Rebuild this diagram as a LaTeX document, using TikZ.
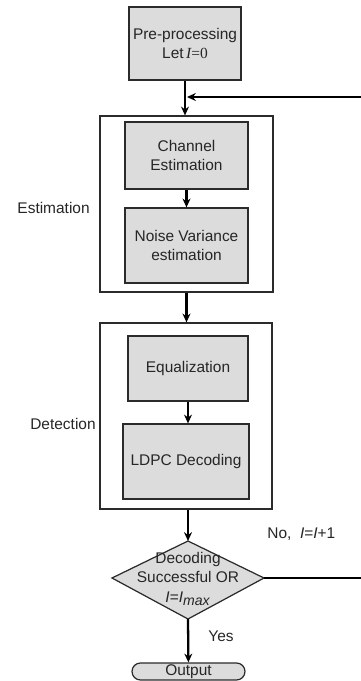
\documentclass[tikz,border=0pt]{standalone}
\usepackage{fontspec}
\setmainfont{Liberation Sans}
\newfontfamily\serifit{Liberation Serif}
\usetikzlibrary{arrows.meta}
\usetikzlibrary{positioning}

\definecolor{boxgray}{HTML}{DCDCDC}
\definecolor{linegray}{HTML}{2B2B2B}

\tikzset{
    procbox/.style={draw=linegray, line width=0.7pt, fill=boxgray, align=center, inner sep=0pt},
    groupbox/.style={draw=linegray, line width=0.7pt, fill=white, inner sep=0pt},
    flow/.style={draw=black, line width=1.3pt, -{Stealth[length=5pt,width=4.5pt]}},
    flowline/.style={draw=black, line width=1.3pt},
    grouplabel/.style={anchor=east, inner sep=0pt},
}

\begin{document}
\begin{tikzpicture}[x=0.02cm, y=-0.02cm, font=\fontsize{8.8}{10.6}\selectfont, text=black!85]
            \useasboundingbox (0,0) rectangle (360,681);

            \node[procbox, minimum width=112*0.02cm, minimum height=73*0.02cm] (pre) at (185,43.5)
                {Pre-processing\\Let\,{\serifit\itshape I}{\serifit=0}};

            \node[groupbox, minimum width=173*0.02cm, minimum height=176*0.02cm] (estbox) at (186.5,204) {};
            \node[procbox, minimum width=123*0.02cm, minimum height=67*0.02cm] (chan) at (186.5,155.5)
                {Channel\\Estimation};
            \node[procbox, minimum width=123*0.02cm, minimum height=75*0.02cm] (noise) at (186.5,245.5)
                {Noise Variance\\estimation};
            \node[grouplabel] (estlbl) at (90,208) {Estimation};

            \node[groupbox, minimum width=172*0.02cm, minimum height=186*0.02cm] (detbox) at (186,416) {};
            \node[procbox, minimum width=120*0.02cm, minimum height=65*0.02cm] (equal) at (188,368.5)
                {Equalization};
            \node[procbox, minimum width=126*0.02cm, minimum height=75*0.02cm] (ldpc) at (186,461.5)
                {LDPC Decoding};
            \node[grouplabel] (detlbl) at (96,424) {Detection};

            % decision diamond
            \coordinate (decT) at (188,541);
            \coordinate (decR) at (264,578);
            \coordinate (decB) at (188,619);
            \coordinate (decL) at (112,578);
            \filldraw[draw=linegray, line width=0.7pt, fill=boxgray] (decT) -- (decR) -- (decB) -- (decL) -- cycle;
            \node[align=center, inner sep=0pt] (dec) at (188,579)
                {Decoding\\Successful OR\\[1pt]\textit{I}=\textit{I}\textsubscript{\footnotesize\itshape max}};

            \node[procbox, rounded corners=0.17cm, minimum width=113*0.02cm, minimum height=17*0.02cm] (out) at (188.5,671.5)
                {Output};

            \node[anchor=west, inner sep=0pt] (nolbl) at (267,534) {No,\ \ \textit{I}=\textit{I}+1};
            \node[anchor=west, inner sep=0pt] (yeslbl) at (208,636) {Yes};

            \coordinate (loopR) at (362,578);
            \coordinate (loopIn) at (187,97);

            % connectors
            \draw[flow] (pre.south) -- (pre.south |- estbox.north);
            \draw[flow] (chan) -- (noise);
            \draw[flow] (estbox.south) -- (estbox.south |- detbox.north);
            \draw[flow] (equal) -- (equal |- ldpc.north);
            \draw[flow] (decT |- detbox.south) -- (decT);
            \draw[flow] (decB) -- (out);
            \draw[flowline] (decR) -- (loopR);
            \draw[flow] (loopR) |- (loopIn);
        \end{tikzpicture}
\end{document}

= = = = =

Print the data above verbatim from the first line through the line holding "(estlbl) at (90,208)", leaving every picture out.

#### REPLY TO THE TASK:
Rebuild this diagram as a LaTeX document, using TikZ.
\documentclass[tikz,border=0pt]{standalone}
\usepackage{fontspec}
\setmainfont{Liberation Sans}
\newfontfamily\serifit{Liberation Serif}
\usetikzlibrary{arrows.meta}
\usetikzlibrary{positioning}

\definecolor{boxgray}{HTML}{DCDCDC}
\definecolor{linegray}{HTML}{2B2B2B}

\tikzset{
    procbox/.style={draw=linegray, line width=0.7pt, fill=boxgray, align=center, inner sep=0pt},
    groupbox/.style={draw=linegray, line width=0.7pt, fill=white, inner sep=0pt},
    flow/.style={draw=black, line width=1.3pt, -{Stealth[length=5pt,width=4.5pt]}},
    flowline/.style={draw=black, line width=1.3pt},
    grouplabel/.style={anchor=east, inner sep=0pt},
}

\begin{document}
\begin{tikzpicture}[x=0.02cm, y=-0.02cm, font=\fontsize{8.8}{10.6}\selectfont, text=black!85]
            \useasboundingbox (0,0) rectangle (360,681);

            \node[procbox, minimum width=112*0.02cm, minimum height=73*0.02cm] (pre) at (185,43.5)
                {Pre-processing\\Let\,{\serifit\itshape I}{\serifit=0}};

            \node[groupbox, minimum width=173*0.02cm, minimum height=176*0.02cm] (estbox) at (186.5,204) {};
            \node[procbox, minimum width=123*0.02cm, minimum height=67*0.02cm] (chan) at (186.5,155.5)
                {Channel\\Estimation};
            \node[procbox, minimum width=123*0.02cm, minimum height=75*0.02cm] (noise) at (186.5,245.5)
                {Noise Variance\\estimation};
            \node[grouplabel] (estlbl) at (90,208) {Estimation};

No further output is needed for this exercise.